Среди имен, бывших у всех на слуху во время этой войны, первое, конечно, имя главнокомандующего польской армией и «начальника государства» (такой необычный титул) Юзефа Пилсудского. А вот второе — старого знакомого нашей тройственной семьи Бориса Савинкова. После своего литературного дебюта под руководством Зинаиды Гиппиус Савинков продолжил свое бурное существование. Попытался возродить Боевую организацию эсеров. Но ни одного удачного и громкого теракта больше устроить не удалось. Он принял активное участие в Первой мировой войне, но во французской армии. Февральская революция сняла с него обвинения в прежних убийствах. Он вернулся в Россию и даже вошел во Временное правительство. После Октябрьского переворота Борис Викторович объявил себя непримиримым врагом большевиков. Но в отличие от Мережковского, он боролся с ними не словом, а делом. Показал себя незаурядным военным организатором, был членом нескольких белых правительств. В 1920 году из разрозненных частей донских и кубанских казаков, оказавшихся на территории Польши, Савинков сформировал несколько боеспособных полков. Их так и называли — савинковские казаки. Из эмигрантов, оставшихся в этой ближайшей к покинутой родине стране, Савинков организовал Русский национальный комитет Польши, где, разумеется, начали работать и Мережковские со своими спутниками.

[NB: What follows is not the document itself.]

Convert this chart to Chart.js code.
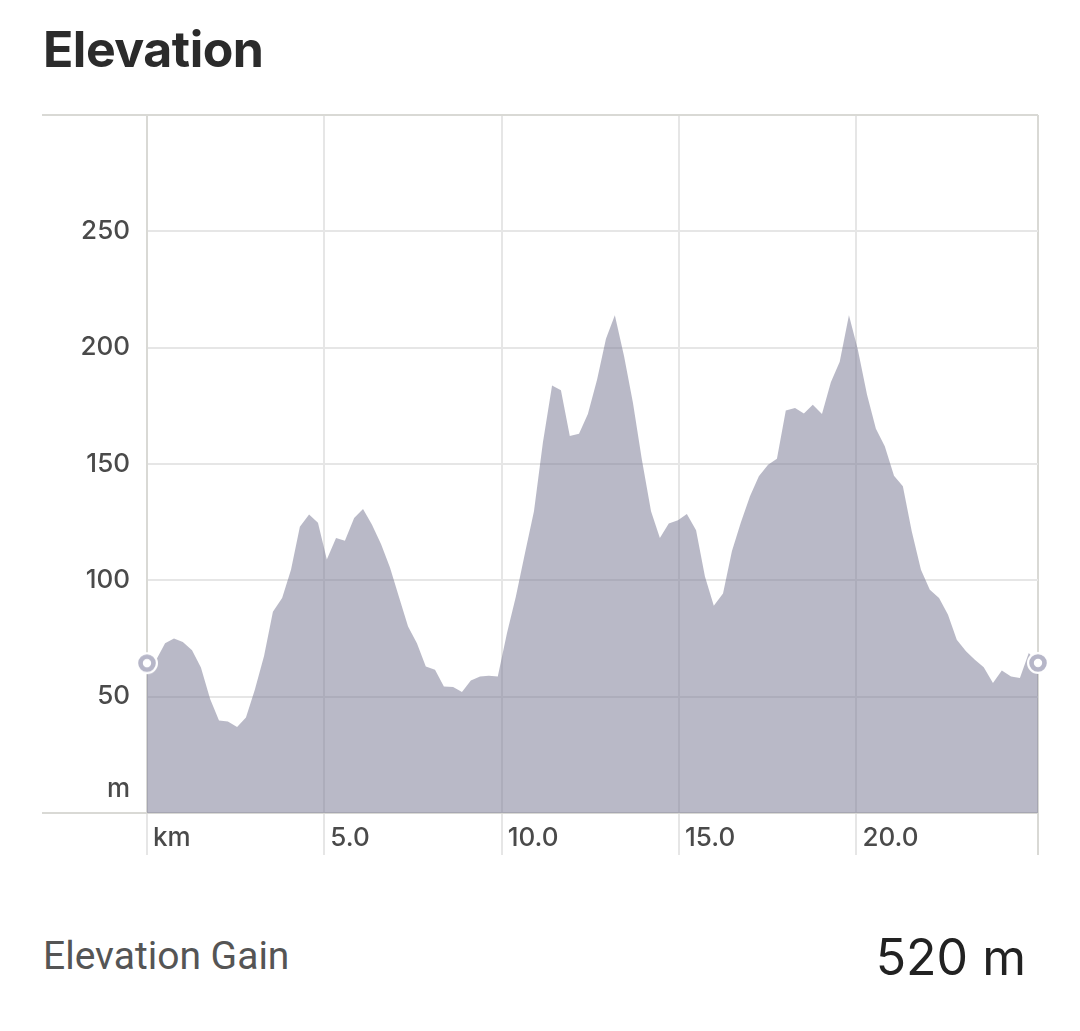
<!DOCTYPE html>
<html><head><meta charset="utf-8">
<script src="https://cdn.jsdelivr.net/npm/chart.js@4.4.1/dist/chart.umd.min.js"></script>
<style>
html,body{margin:0;padding:0;background:#fff;width:1080px;height:1031px;overflow:hidden}
#title{position:absolute;left:43px;top:24px;font:700 50px/1 Inter,sans-serif;color:#2b2b2b;letter-spacing:-0.5px;white-space:nowrap}
#wrap{position:absolute;left:0;top:0;width:1080px;height:870px}
#gainLabel{position:absolute;left:43px;top:937px;font:400 39px/1 Roboto,sans-serif;color:#555;white-space:nowrap}
#gainValue{position:absolute;right:54px;top:932px;font:400 50px/1 Inter,sans-serif;color:#222;white-space:nowrap}
</style></head><body>
<div id="title">Elevation</div>
<div id="wrap"><canvas id="c"></canvas></div>
<div id="gainLabel">Elevation Gain</div>
<div id="gainValue">520 m</div>
<script>
const distanceKm = [
  0.00, 0.25, 0.51, 0.76, 1.01, 1.27, 1.52, 1.78, 2.03, 2.28,
  2.54, 2.79, 3.04, 3.30, 3.55, 3.81, 4.06, 4.31, 4.57, 4.82,
  5.07, 5.33, 5.58, 5.84, 6.09, 6.34, 6.60, 6.85, 7.10, 7.36,
  7.61, 7.86, 8.12, 8.37, 8.63, 8.88, 9.13, 9.39, 9.64, 9.89,
  10.15, 10.40, 10.66, 10.91, 11.16, 11.42, 11.67, 11.92, 12.18, 12.43,
  12.69, 12.94, 13.19, 13.45, 13.70, 13.95, 14.21, 14.46, 14.71, 14.97,
  15.22, 15.48, 15.73, 15.98, 16.24, 16.49, 16.74, 17.00, 17.25, 17.51,
  17.76, 18.01, 18.27, 18.52, 18.77, 19.03, 19.28, 19.53, 19.79, 20.04,
  20.30, 20.55, 20.80, 21.06, 21.31, 21.56, 21.82, 22.07, 22.33, 22.58,
  22.83, 23.09, 23.34, 23.59, 23.85, 24.10, 24.36, 24.61, 24.86, 25.12
];
const elevationM = [
  64.4, 65.5, 73, 75, 73.5, 70, 62.5, 49, 39.8, 39.3,
  37, 41, 53, 67.5, 86.5, 92.4, 104.5, 123, 128.3, 124.7,
  109, 118.2, 117, 126.8, 130.7, 124, 115.5, 105.5, 93, 80.2,
  73, 63, 61.6, 54.4, 54.2, 52, 57, 58.7, 59, 58.7,
  77.4, 93, 112, 129.7, 159, 183.7, 181.7, 162, 163, 171.5,
  186.3, 203.8, 213.9, 196.3, 176.3, 152, 129.7, 118.2, 124.4, 125.8,
  128.5, 121.5, 101.7, 89.1, 94.3, 112.5, 124.7, 136.1, 144.7, 149.7,
  152.3, 173, 174.1, 171.7, 175.5, 171.5, 185.1, 193.9, 213.9, 199.2,
  179.8, 165.1, 157.6, 145, 140.4, 121.1, 104.6, 96, 92.4, 85.3,
  74.5, 69.5, 65.9, 62.6, 55.9, 61.2, 58.7, 58, 68.8, 64.5
];
const xTickValues = [0, 5, 10, 15, 20];
const xTickLabels = ['km', '5.0', '10.0', '15.0', '20.0'];
const yTickValues = [0, 50, 100, 150, 200, 250, 300];
const yTickLabels = [['m', ''], '50', '100', '150', '200', '250', ''];

const xMax = distanceKm[distanceKm.length - 1];
const yMax = yTickValues[yTickValues.length - 1];

const innerGrid = '#e6e6e6';
const outerGrid = '#d9d9d5';
const fillColor = 'rgba(115,115,143,0.5)';
const ringColor = '#b6b6c8';

// endpoint marker: white halo, lavender ring, white centre
const marker = document.createElement('canvas');
marker.width = 24; marker.height = 24;
(function () {
  const m = marker.getContext('2d');
  m.fillStyle = '#fff';
  m.beginPath(); m.arc(12, 12, 11, 0, Math.PI * 2); m.fill();
  m.strokeStyle = ringColor; m.lineWidth = 4.6;
  m.beginPath(); m.arc(12, 12, 6.5, 0, Math.PI * 2); m.stroke();
})();

const points = distanceKm.map((d, i) => ({ x: d, y: elevationM[i] }));
const lastIdx = points.length - 1;

new Chart(document.getElementById('c'), {
  type: 'line',
  data: {
    datasets: [{
      data: points,
      fill: 'origin',
      backgroundColor: fillColor,
      borderColor: 'transparent',
      borderWidth: 0,
      tension: 0,
      clip: false,
      pointStyle: marker,
      pointRadius: (ctx) => (ctx.dataIndex === 0 || ctx.dataIndex === lastIdx) ? 12 : 0,
      pointHoverRadius: 0
    }]
  },
  options: {
    responsive: true,
    maintainAspectRatio: false,
    animation: false,
    events: [],
    layout: { padding: { left: 0, top: 115, right: 42, bottom: 0 } },
    plugins: { legend: { display: false }, tooltip: { enabled: false }, title: { display: false } },
    scales: {
      x: {
        type: 'linear',
        min: 0,
        max: xMax,
        afterBuildTicks: (s) => { s.ticks = xTickValues.concat([xMax]).map(v => ({ value: v })); },
        afterFit: (s) => { s.height = 57; },
        border: { display: true, color: outerGrid, width: 2 },
        grid: {
          drawOnChartArea: true,
          drawTicks: true,
          tickLength: 42,
          lineWidth: 2,
          color: (ctx) => (ctx.tick && ctx.tick.value === xMax) ? outerGrid : innerGrid,
          tickColor: (ctx) => (ctx.tick && ctx.tick.value === xMax) ? outerGrid : innerGrid,
          tickWidth: 2
        },
        ticks: {
          autoSkip: false,
          maxRotation: 0,
          minRotation: 0,
          align: 'start',
          labelOffset: 6,
          padding: -32,
          color: '#4a4a4a',
          font: { family: 'Inter', size: 26, weight: '500' },
          callback: (v, i) => (i < xTickLabels.length ? xTickLabels[i] : '')
        }
      },
      y: {
        type: 'linear',
        min: 0,
        max: yMax,
        afterBuildTicks: (s) => { s.ticks = yTickValues.map(v => ({ value: v })); },
        afterFit: (s) => { s.width = 147; },
        border: { display: true, color: outerGrid, width: 2 },
        grid: {
          drawOnChartArea: true,
          drawTicks: true,
          tickLength: 105,
          lineWidth: 2,
          tickWidth: 2,
          color: (ctx) => (ctx.tick && ctx.tick.value === yMax) ? outerGrid : innerGrid,
          tickColor: (ctx) => (ctx.tick && (ctx.tick.value === yMax || ctx.tick.value === 0)) ? outerGrid : 'rgba(0,0,0,0)'
        },
        ticks: {
          padding: -88,
          color: '#4a4a4a',
          font: (ctx) => ({
            family: 'Inter', size: 26, weight: '500',
            lineHeight: (ctx.tick && ctx.tick.value === 0) ? '48px' : 1.2
          }),
          callback: (v, i) => yTickLabels[i]
        }
      }
    }
  }
});
</script>
</body></html>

В октябре 1920 года на фронте было установлено перемирие. Ни у Польши, ни у Советов больше воевать не было сил. Одним из условий перемирия было резкое ограничение антисоветской пропаганды. К удивлению наших героев, в Польше наступила цензура. И тогда Мережковский, Гиппиус и Злобин решили ехать в Париж, где никаких ограничений не было. К еще большему их удивлению, Философов ехать отказался. Сорокавосьмилетний духовный супруг вдруг снова влюбился. В Бориса Савинкова. Конечно, не как в мужчину, а как в исторического деятеля, в популярного политика, в сильную личность. И остался жить в Варшаве.
Тройственная семья закончила свое существование. Семья Мережковских продолжила существовать. Это был уже не союз двух людей, а одно существо. Они приехали в Париж и открыли дверь своей квартиры собственным ключом. Злобин некоторое время пожил у них, а потом снял другое жилье.
Послеистория
Меньше всего в этой части можно сказать про Дмитрия Владимировича Философова. Потихоньку жил в Варшаве, писал для эмигрантских газет. Духовная влюбленность в Бориса Савинкова прошла сама собой. Да эсер-писатель вообще погиб в советских застенках в 1925 году. С бывшими товарищами по семье Философов отношения поддерживал, даже возглавлял варшавский филиал издаваемого Мережковским еженедельника «Меч». Потихоньку покрывался морщинами, теряя былую красоту, меняя любовников. В конце жизни долго болел и тихо умер в Отвоцке, пригороде Варшавы. Случилось это в августе 1940 года, уже во время немецкой оккупации. Могилы не сохранилось.